Taylor Barrow is taking a break from her second-year studies at the Wayne State University School of Medicine, but the reason for her temporary absence is a worthy one. The Class of 2025 medical student was one of only two people in the country accepted to the Section of Medical Oncology at Yale Cancer Center’s newly-launched Diversity Enhancement Program in Oncology.
The program provides two underrepresented in medicine students or residents exposure to hematology/medical oncology as a career, faculty-mentored clinical experience in oncology, as well as with a corresponding clinical or translational research project.
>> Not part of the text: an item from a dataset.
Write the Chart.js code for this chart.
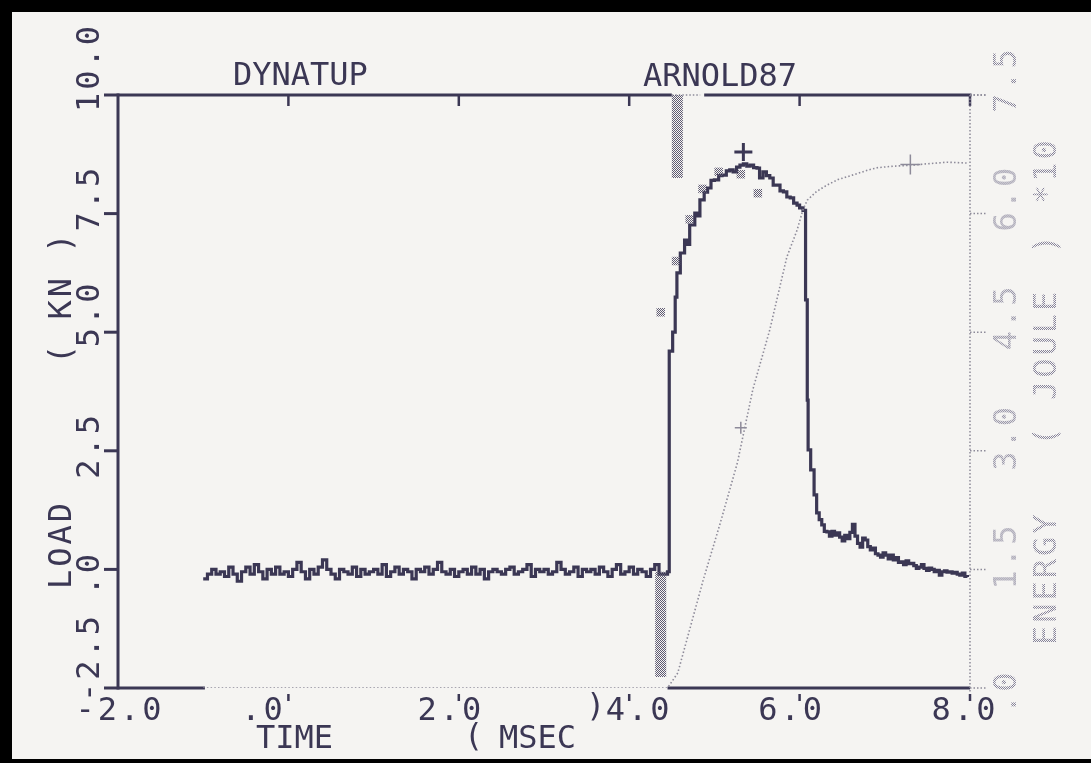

She will start the eight-week supplemental fellowship in late September.
“I am very interested in how the environment, particularly cities like Detroit and even New Haven, affects cancer rates, times of diagnosis and health outcomes in Black residents. I began my application by sharing a bit about my family history, how my grandparents, those living and those I never got to meet, all lifelong Detroiters, have some relation with cancer,” Barrow said. “Like many Detroiters, my legacy begins with the great migration to escape the Jim Crow south, relocate and find community in this city. Many infrastructure changes, racism and environmental wrongdoings plagued my ancestors, yet they endured. How does the field of oncology and cancer relate to this history? What caused their bodies to react this way? What new things can I learn within the area to better help me understand my legacy? This, and I am sure many other lessons, await me in New Haven.”
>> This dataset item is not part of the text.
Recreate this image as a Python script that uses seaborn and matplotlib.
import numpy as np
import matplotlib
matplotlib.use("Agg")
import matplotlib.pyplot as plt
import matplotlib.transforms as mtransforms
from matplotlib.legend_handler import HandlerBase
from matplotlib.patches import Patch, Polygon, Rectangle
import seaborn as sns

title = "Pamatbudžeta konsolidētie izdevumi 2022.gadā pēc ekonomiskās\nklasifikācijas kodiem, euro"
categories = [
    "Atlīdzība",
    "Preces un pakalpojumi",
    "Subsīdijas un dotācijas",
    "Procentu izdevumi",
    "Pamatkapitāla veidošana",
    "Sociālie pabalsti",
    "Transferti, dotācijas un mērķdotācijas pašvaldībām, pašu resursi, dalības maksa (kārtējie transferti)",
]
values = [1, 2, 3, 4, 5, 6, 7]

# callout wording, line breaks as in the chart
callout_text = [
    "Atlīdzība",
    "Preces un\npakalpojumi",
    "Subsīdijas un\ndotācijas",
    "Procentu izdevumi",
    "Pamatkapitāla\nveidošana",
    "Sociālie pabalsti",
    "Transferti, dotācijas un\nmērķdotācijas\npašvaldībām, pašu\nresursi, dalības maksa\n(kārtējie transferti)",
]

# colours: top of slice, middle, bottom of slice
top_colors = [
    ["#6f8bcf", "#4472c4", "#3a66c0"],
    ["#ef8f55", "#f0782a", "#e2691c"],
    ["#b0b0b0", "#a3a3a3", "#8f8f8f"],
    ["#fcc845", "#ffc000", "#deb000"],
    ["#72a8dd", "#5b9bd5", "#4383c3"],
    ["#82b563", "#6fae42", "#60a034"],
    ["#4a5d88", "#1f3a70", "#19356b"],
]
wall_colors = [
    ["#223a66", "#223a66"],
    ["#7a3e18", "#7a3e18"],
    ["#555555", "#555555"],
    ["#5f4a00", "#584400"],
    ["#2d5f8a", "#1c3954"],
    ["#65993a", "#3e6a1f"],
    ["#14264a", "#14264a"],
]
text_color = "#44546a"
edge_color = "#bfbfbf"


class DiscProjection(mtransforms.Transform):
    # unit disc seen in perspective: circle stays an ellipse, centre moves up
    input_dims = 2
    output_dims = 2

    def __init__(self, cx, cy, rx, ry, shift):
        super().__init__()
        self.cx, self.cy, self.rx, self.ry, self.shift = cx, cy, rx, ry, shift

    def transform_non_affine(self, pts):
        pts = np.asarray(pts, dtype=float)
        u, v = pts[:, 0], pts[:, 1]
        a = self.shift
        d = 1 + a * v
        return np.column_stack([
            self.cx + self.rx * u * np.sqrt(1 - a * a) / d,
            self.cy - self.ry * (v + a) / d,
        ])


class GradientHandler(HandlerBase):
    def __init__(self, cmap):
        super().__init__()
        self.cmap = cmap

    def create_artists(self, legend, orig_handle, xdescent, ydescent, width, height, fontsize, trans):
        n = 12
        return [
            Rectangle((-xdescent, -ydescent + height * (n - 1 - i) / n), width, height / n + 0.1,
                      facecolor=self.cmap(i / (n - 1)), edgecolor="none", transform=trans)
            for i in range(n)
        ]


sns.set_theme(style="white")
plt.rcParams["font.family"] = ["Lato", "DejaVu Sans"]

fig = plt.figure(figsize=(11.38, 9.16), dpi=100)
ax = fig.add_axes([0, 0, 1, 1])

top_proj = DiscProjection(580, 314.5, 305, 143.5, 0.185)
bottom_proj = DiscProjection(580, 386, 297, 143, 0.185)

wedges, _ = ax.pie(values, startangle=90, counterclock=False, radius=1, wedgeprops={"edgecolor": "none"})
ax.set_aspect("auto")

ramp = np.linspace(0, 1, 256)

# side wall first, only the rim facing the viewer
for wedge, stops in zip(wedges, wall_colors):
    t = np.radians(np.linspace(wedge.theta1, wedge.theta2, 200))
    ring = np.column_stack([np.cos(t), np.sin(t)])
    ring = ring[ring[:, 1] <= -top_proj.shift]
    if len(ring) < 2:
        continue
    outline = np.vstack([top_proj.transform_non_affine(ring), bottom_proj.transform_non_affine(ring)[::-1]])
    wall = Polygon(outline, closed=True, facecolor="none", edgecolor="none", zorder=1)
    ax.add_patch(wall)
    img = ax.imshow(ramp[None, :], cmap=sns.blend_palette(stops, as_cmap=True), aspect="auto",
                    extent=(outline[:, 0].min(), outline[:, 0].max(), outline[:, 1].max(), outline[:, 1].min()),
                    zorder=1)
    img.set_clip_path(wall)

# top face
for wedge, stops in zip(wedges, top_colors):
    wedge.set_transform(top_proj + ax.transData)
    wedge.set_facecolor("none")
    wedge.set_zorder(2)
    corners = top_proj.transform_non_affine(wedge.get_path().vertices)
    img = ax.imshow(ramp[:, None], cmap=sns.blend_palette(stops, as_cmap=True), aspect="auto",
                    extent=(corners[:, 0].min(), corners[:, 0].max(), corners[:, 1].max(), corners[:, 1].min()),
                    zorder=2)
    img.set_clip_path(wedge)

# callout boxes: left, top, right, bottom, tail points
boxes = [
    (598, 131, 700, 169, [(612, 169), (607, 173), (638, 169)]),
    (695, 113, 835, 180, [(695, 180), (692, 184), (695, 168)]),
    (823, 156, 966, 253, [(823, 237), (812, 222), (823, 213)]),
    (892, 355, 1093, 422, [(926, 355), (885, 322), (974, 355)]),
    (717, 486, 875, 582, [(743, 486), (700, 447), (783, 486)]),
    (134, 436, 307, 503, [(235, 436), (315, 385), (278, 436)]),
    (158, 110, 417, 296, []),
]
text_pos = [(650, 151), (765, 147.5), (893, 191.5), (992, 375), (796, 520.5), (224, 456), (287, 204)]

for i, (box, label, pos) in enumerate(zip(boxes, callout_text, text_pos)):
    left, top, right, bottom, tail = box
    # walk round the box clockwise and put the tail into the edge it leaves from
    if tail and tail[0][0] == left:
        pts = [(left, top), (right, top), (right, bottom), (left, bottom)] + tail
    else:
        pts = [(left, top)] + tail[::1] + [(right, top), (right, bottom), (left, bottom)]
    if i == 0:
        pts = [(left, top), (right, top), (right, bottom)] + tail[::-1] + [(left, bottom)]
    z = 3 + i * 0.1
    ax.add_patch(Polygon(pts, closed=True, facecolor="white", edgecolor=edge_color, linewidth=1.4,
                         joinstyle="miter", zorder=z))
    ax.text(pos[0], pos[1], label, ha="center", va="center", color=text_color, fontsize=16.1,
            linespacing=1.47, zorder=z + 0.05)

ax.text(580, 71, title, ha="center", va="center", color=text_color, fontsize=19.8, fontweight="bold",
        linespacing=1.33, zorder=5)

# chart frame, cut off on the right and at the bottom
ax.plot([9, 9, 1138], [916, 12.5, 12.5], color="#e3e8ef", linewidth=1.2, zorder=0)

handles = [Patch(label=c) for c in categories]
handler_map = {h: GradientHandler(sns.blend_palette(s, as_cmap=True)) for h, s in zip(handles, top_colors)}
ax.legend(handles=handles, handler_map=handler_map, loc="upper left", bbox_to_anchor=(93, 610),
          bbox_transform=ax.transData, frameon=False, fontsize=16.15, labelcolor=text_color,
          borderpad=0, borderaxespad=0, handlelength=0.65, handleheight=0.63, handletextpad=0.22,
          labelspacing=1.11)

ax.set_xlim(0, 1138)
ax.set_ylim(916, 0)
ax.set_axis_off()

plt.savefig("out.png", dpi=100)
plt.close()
Barrow discovered the Yale program through her involvement at the Karmanos Cancer Institute, specifically its Health Equity Book Club.
“I frequently sat on their panel to discuss various books about intersectional bias in race and health care. Together, we would reflect on our own experiences in life and with patients, and aim to figure out how we could be better past, present and future providers,” she said. “More than that, however, the folks at Karmanos, who were excellent mentors and confidants, presented me with this opportunity. They even offered to send a letter from officials at Karmanos vouching for my application. Without their support, specifically Drs. Michelle Cote, Danny Inman, Ann Schwartz and Michael Simon, I would not have had this chance.”
(Learn more about the book club at https://www.karmanos.org/karmanos/health-equity-book-club).
Once in New Haven, Barrow will receive mentorship from Medical Oncology-Hematology T32 fellows.
“I am honored to get the chance to have more mentors and be in a new environment like Yale. However, I am also an eastsider of Detroit, born and raised, and a Black woman. I am excited to bring my perspective, history and Detroit to the table,” Barrow said. “The whole reason I got into medicine is to serve the people of my community, and opportunities like this, with its resources and connections, are what Detroiters deserve. The folks at Yale have already been so kind and informative, and I look forward to continuing to grow relationships there and bring what I have learned back home.”
The Diversity Enhancement Program in Oncology is a new opportunity for students considered underrepresented in medicine, said Roy Herbst, M.D., Ph.D., deputy director for Clinical Affairs and chief of Medical Oncology at Yale Cancer Center and Smilow Cancer Hospital, and assistant dean for Translational Research at Yale School of Medicine.
“Our inaugural class will gain an impactful oncology experience throughout their eight-week rotation, with mentoring from our outstanding faculty and fellows. We’re thrilled to offer this program and to be able to add to the many talented physician-scientists we have here at Yale,” he said.
Expenses, including living, transportation and research, are paid for by the program, up to $5,000 per student.
“Honestly, I will be a sponge within those two months, taking in everything clinical, social, environmental and more,” she said.
The visit is not her first time in Connecticut. She worked as an organizer and within the non-profit sector for several years in New Haven and Bridgeport. “The folks there remind me so much of Detroit — and honestly helped me find my voice within activism, especially the lessons I learned from Bridgeport Generation Now, CT-Core, Skateport, Caroline House, Green Village Initiative and many others. I am excited to re-connect with that community. Though I have not spent much time at Yale, I am also happy to have a new perspective on the city,” she added.